We may tell the story of Jesus using the story of Joseph and his brothers.
The brothers plotted to kill Joseph, but instead, threw him into a pit and sold him into slavery. At one point, Joseph was imprisoned, another image of death. Delivered because of his dream-interpreting skills regarding an impending famine, Joseph rose to power in the household of Pharaoh and presided over a massive project to store up food during seven years of plenty. The famine arrived, and the brothers of Joseph, desperate for food, came to Egypt. Joseph, as if risen from the dead, met his betrayers, and forgave them from the heart. Is this not what Jesus did and does even now?
Seeing that we are all “disobedient,” Jesus Christ came “so that he may be merciful to all” (Rom. 11:31). “Joseph made himself known to his brothers” (Gen. 45:1). Jesus Christ makes himself known to us as a font of mercy. “[Joseph] fell upon his brother Benjamin’s neck and wept, while Benjamin wept upon his neck. And he kissed all his brothers and wept upon them; and after that his brothers talked with him” (Gen. 45:14). Jesus is doing this for us also, coming to us, embracing us, baptizing us in the tears of his loving-kindness, and talking to us as his friends. Reaching all and loving all, Jesus creates catholic unity. In the words of the Psalmist, “Oh, how good and pleasant it is, when brethren live together in unity! It is like fine oil upon the head that runs down upon the beard of Aaron and runs down the collar of his robe” (Ps. 133:1-3f).
In Christ, the dividing walls of hostility are falling, and a new humanity is coming into being. We may not, however, sufficiently appreciate what this means until we see the thick and high walls that separate people from each other, in the time of Jesus and in our time. In a sense, we must see division before we can understand unity. A troubling work begins at this point, and a more distressing image of Jesus emerges, though it undermines nothing of his universal love.

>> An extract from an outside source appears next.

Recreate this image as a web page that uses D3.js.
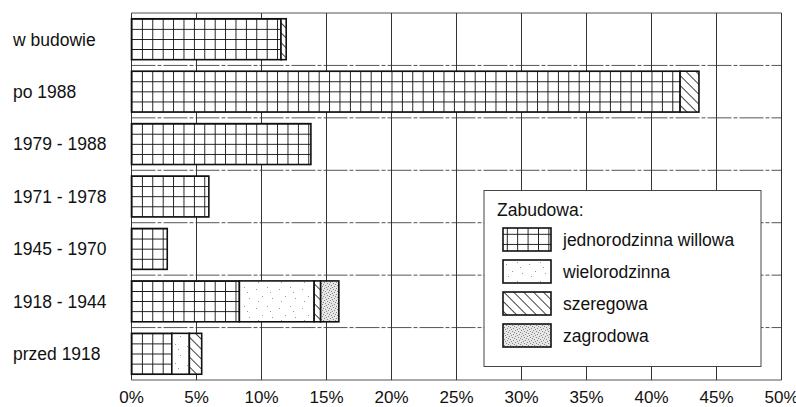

When Jesus met a Samaritan woman at Jacob’s well and asked for a drink of water, she asked, “How is it that you, a Jew, ask a drink of me, a woman of Samaria?” (John 4:9). An explanatory note follows, “Jews do not share things in common with Samaritans.” A dividing wall of religion and politics separated these two peoples. In the end, Jesus revealed himself as the “I am” of both Jews and Samaritans.
In a near reversal of the above story, Jesus meets a Canaanite woman who cries out, “Have mercy on me, Lord, Son of David; my daughter is tormented by a demon” (Matt. 15:22). In this case, Jesus is the one to draw back, not answering the woman at first, and then finally saying, “I was sent only to the lost sheep of the house of Israel” (Matt. 15:24). The woman kneels and says, “Lord, help me,” to which Jesus says, “It is not fair to take the children’s food and throw it to the dogs” (Matt. 15:26). The Canaanite woman asks for the crumbs that fall from the master’s table. Her importunity Jesus calls “great faith.” John Chrysostom says the woman exhibits great “earnestness,” “a goodly shamelessness,” “high self-command.” By resisting her, Jesus intensifies and exposes her “great faith,” a faith that will break down an opposing barrier. Strangely, this woman stands in Christ as she crosses a religious and political barrier on behalf of her sick daughter.
Look It Up: The Collect
Think About It: A godly and catholic life cannot always be meek and mild. Implore on behalf of others.